■ Exercise goal
How many of the lines below hold the word "that"? Answer only with the number.

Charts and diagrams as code
============
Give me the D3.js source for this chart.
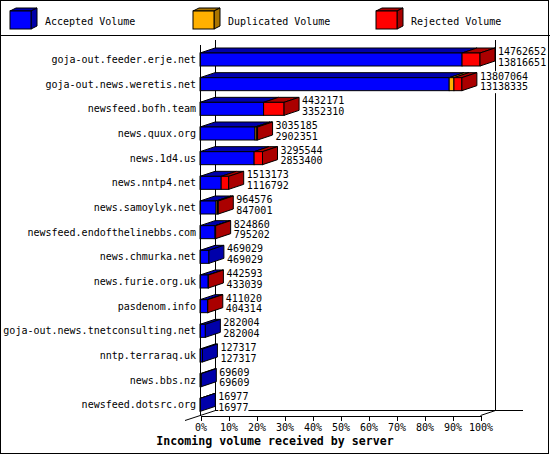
<!DOCTYPE html>
<html>
  <head>
    <title>Incoming volume</title>
    <script src="https://d3js.org/d3.v7.min.js"></script>
    <style>
      body { margin: 0; background: #fff; }
      text { font-family: "DejaVu Sans Mono", monospace; font-size: 10px; }
    </style>
  </head>
  <body>
  </body>
</html>

<script>
  // servers, top to bottom
  var hosts = ["goja-out.feeder.erje.net", "goja-out.news.weretis.net", "newsfeed.bofh.team",
               "news.quux.org", "news.1d4.us", "news.nntp4.net", "news.samoylyk.net",
               "newsfeed.endofthelinebbs.com", "news.chmurka.net", "news.furie.org.uk",
               "pasdenom.info", "goja-out.news.tnetconsulting.net", "nntp.terraraq.uk",
               "news.bbs.nz", "newsfeed.dotsrc.org"];
  var accepted   = [13816651, 13138335, 3352310, 2902351, 2853400, 1116792, 847001,
                    795202, 469029, 433039, 404314, 282004, 127317, 69609, 16977];
  var duplicated = [0, 250000, 0, 90000, 0, 0, 70000, 0, 0, 0, 0, 0, 0, 0, 0];
  var rejected   = [946001, 418729, 1079861, 42834, 442144, 396381, 47575,
                    29658, 0, 9554, 6706, 0, 0, 0, 0];
  var legendNames = ["Accepted Volume", "Duplicated Volume", "Rejected Volume"];
  var pctTicks = [0, 10, 20, 30, 40, 50, 60, 70, 80, 90, 100];

  var colors = [{front: "#0000FF", dark: "#0000AA"},
                {front: "#FFB000", dark: "#AA7500"},
                {front: "#FF0000", dark: "#AA0000"}];

  var W = 550, H = 455;
  var DX = 15, DY = 5, BAR_H = 13;

  var svg = d3.select("body").append("svg")
              .attr("width", W)
              .attr("height", H);

  // frame + legend separator
  svg.append("rect").attr("x", 0.5).attr("y", 0.5).attr("width", W - 2).attr("height", H - 2)
     .attr("fill", "#fff").attr("stroke", "#000").attr("shape-rendering", "crispEdges");
  svg.append("line").attr("x1", 0).attr("x2", W).attr("y1", 35.5).attr("y2", 35.5)
     .attr("stroke", "#000").attr("shape-rendering", "crispEdges");

  // legend cubes
  var legendX = [10, 193, 376];
  legendNames.forEach(function (name, i) {
    var lx = legendX[i], ly = 11, lw = 21, lh = 18, d = 6, e = 3;
    var g = svg.append("g").attr("stroke", "#000").attr("stroke-width", 1);
    g.append("polygon")
     .attr("points", [[lx, ly], [lx + d, ly - e], [lx + lw + d, ly - e], [lx + lw, ly]].join(" "))
     .attr("fill", colors[i].dark);
    g.append("polygon")
     .attr("points", [[lx + lw, ly], [lx + lw + d, ly - e], [lx + lw + d, ly + lh - e], [lx + lw, ly + lh]].join(" "))
     .attr("fill", colors[i].dark);
    g.append("rect").attr("x", lx).attr("y", ly).attr("width", lw).attr("height", lh)
     .attr("fill", colors[i].front);
    svg.append("text").attr("x", lx + 35).attr("y", 25).text(name);
  });

  var totals = hosts.map(function (h, i) { return accepted[i] + duplicated[i] + rejected[i]; });

  var x = d3.scaleLinear().domain([0, d3.max(totals)]).range([200, 480]);
  var pct = d3.scaleLinear().domain([0, 100]).range([200, 480]);
  var y = d3.scaleBand().domain(hosts).range([45, 415]);

  // back wall and floor
  var wall = svg.append("g").attr("stroke", "#000").attr("fill", "none");
  wall.append("line").attr("x1", 215.5).attr("x2", 215.5).attr("y1", 40).attr("y2", 410.5);
  wall.append("line").attr("x1", 495.5).attr("x2", 495.5).attr("y1", 40).attr("y2", 410.5);
  wall.append("line").attr("x1", 215).attr("x2", 523).attr("y1", 410.5).attr("y2", 410.5);
  wall.append("line").attr("x1", 185).attr("x2", 215.5).attr("y1", 420.5).attr("y2", 410.5);
  wall.append("line").attr("x1", 480.5).attr("x2", 495.5).attr("y1", 415.5).attr("y2", 410.5);

  // bars
  hosts.forEach(function (h, i) {
    var segs = [accepted[i], duplicated[i], rejected[i]];
    var y0 = y(h) + 8, start = 0, last = 0;
    var g = svg.append("g").attr("stroke", "#000").attr("stroke-width", 1);
    segs.forEach(function (v, k) {
      if (v <= 0) return;
      var x1 = x(start), x2 = x(start + v);
      g.append("polygon")
       .attr("points", [[x1, y0], [x1 + DX, y0 - DY], [x2 + DX, y0 - DY], [x2, y0]].join(" "))
       .attr("fill", colors[k].dark);
      g.append("rect").attr("x", x1).attr("y", y0).attr("width", x2 - x1).attr("height", BAR_H)
       .attr("fill", colors[k].front);
      start += v;
      last = k;
    });
    var xe = x(start);
    g.append("polygon")
     .attr("points", [[xe, y0], [xe + DX, y0 - DY], [xe + DX, y0 + BAR_H - DY], [xe, y0 + BAR_H]].join(" "))
     .attr("fill", colors[last].dark);

    // value labels: total and accepted
    var lx = xe + 18, cy = y0 + BAR_H / 2;
    var lab = [totals[i], accepted[i]].map(String);
    var lw = d3.max(lab, function (s) { return s.length; }) * 6.02;
    svg.append("rect").attr("x", lx).attr("y", cy - 13).attr("width", lw).attr("height", 22)
       .attr("fill", "#fff");
    svg.append("text").attr("x", lx).attr("y", cy - 4.5).text(lab[0]);
    svg.append("text").attr("x", lx).attr("y", cy + 6).text(lab[1]);

    // host label
    svg.append("text").attr("x", 196).attr("y", cy + 3.5)
       .attr("text-anchor", "end").text(h);
  });

  // front left axis
  svg.append("line").attr("x1", 200.5).attr("x2", 200.5).attr("y1", 45).attr("y2", 415.5)
     .attr("stroke", "#000").attr("shape-rendering", "crispEdges");

  // percentage axis
  var axis = svg.append("g")
                .attr("transform", "translate(0.5,415.5)")
                .call(d3.axisBottom(pct).tickValues(pctTicks).tickSize(5).tickSizeOuter(0).tickPadding(3)
                        .tickFormat(function (d) { return d + "%"; }));
  axis.select(".domain").attr("shape-rendering", "crispEdges");
  axis.selectAll("line").attr("shape-rendering", "crispEdges");
  axis.selectAll("text").attr("font-family", "DejaVu Sans Mono").attr("font-size", 10).attr("fill", "#000");

  svg.append("text").attr("x", 275).attr("y", 445).attr("text-anchor", "middle")
     .style("font-weight", "bold").style("font-size", "11.6px")
     .text("Incoming volume received by server");
</script>
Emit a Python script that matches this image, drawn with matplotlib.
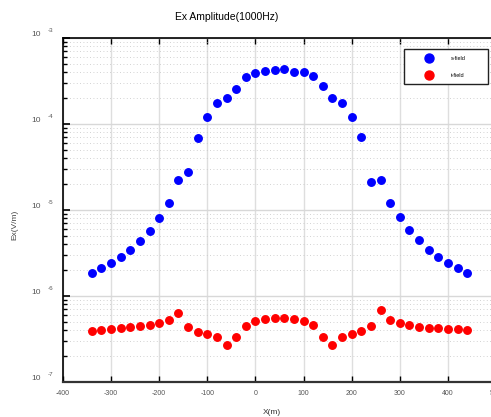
import matplotlib
matplotlib.use("Agg")
import matplotlib.pyplot as plt
from matplotlib.patches import Rectangle
import numpy as np

plt.rcParams['font.family'] = ['Liberation Sans', 'DejaVu Sans']

# station positions (m)
x = list(range(-340, 441, 20))

s_field = [1.87e-6, 2.1e-6, 2.42e-6, 2.84e-6, 3.4e-6, 4.33e-6, 5.75e-6, 8.1e-6,
           1.2e-5, 2.25e-5, 2.79e-5, 6.94e-5, 1.2e-4, 1.75e-4, 1.99e-4, 2.57e-4,
           3.52e-4, 3.88e-4, 4.09e-4, 4.25e-4, 4.33e-4, 4.06e-4, 3.99e-4, 3.65e-4,
           2.77e-4, 1.99e-4, 1.75e-4, 1.2e-4, 7.0e-5, 2.13e-5, 2.21e-5, 1.2e-5,
           8.2e-6, 5.8e-6, 4.48e-6, 3.45e-6, 2.86e-6, 2.42e-6, 2.12e-6, 1.87e-6]

t_field = [3.95e-7, 4.03e-7, 4.1e-7, 4.21e-7, 4.32e-7, 4.48e-7, 4.6e-7, 4.86e-7,
           5.21e-7, 6.34e-7, 4.32e-7, 3.81e-7, 3.58e-7, 3.33e-7, 2.72e-7, 3.31e-7,
           4.52e-7, 5.08e-7, 5.36e-7, 5.5e-7, 5.5e-7, 5.41e-7, 5.08e-7, 4.56e-7,
           3.31e-7, 2.72e-7, 3.33e-7, 3.58e-7, 3.89e-7, 4.48e-7, 6.87e-7, 5.21e-7,
           4.81e-7, 4.6e-7, 4.37e-7, 4.28e-7, 4.21e-7, 4.13e-7, 4.1e-7, 3.99e-7]

xticks = [-400, -300, -200, -100, 0, 100, 200, 300, 400, 500]
ydecades = [-7, -6, -5, -4, -3]

W, H = 491, 417
fig = plt.figure(figsize=(W / 100, H / 100), dpi=100)
ax = fig.add_axes([63 / W, 1 - 382 / H, (496 - 63) / W, (382 - 38) / H])

ax.set_yscale('log')
ax.set_xlim(-400, 500)
ax.set_ylim(1e-7, 1e-3)

ax.plot(x, s_field, 'o', color='blue', markersize=5.4, label='s-field')
ax.plot(x, t_field, 'o', color='red', markersize=5.4, label='t-field')

# grids
ax.set_axisbelow(True)
ax.grid(which='major', axis='x', color='#dedede', linestyle='-', linewidth=1)
ax.grid(which='major', axis='y', color='#d8d8d8', linestyle='-', linewidth=1)
ax.grid(which='minor', axis='y', color='#c4c4c4', linestyle=(0, (1, 3)), linewidth=0.6)

ax.set_xticks(xticks)
ax.set_xticklabels([str(v) for v in xticks])
ax.tick_params(axis='x', which='both', direction='in', top=True, length=4, width=1,
               labelsize=5, labelcolor='#555555', pad=6)
ax.tick_params(axis='y', which='major', direction='in', length=5, width=1.2, labelleft=False)
ax.tick_params(axis='y', which='minor', direction='in', length=3, width=1)

for sp in ['left', 'top']:
    ax.spines[sp].set_linewidth(1.2)
ax.spines['bottom'].set_linewidth(1.6)
ax.spines['bottom'].set_color('#333333')

# old style decade labels: "10" with a raised exponent
ytr = ax.get_yaxis_transform()
for d in ydecades:
    ax.text(-0.052, 10.0 ** d * 10 ** 0.035, '10', transform=ytr, ha='right', va='center',
            fontsize=6, color='#555555', clip_on=False)
    ax.text(-0.035, 10.0 ** d * 10 ** 0.09, str(d), transform=ytr, ha='left', va='center',
            fontsize=4.5, color='#555555', clip_on=False)

fig.text(227 / W, 1 - 17 / H, 'Ex Amplitude(1000Hz)', ha='center', va='center', fontsize=7.5)
fig.text(272 / W, 1 - 413 / H, 'X(m)', ha='center', va='center', fontsize=6, color='#333333')
fig.text(15 / W, 1 - 225 / H, 'Ex(V/m)', ha='center', va='center', rotation=90,
         fontsize=6, color='#444444')

# legend
box = Rectangle((404 / W, 1 - 84 / H), (488 - 404) / W, (84 - 49) / H,
                transform=fig.transFigure, facecolor='white', edgecolor='#222222',
                linewidth=1, zorder=5, clip_on=False)
ax.add_patch(box)
leg = ax.legend(loc='upper left', bbox_to_anchor=(414 / W, 1 - 50 / H),
                bbox_transform=fig.transFigure, frameon=False, fontsize=4,
                handlelength=3.5, handletextpad=2.2, labelspacing=2.2,
                borderpad=0.5, markerscale=1.2)
leg.set_zorder(6)

fig.savefig('out.png', dpi=100)
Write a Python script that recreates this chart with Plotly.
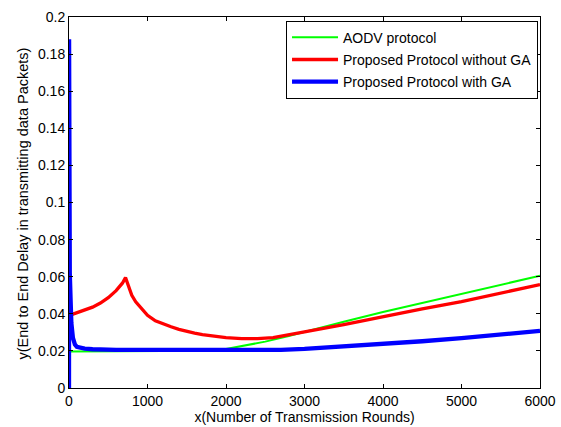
============
■ Task output
2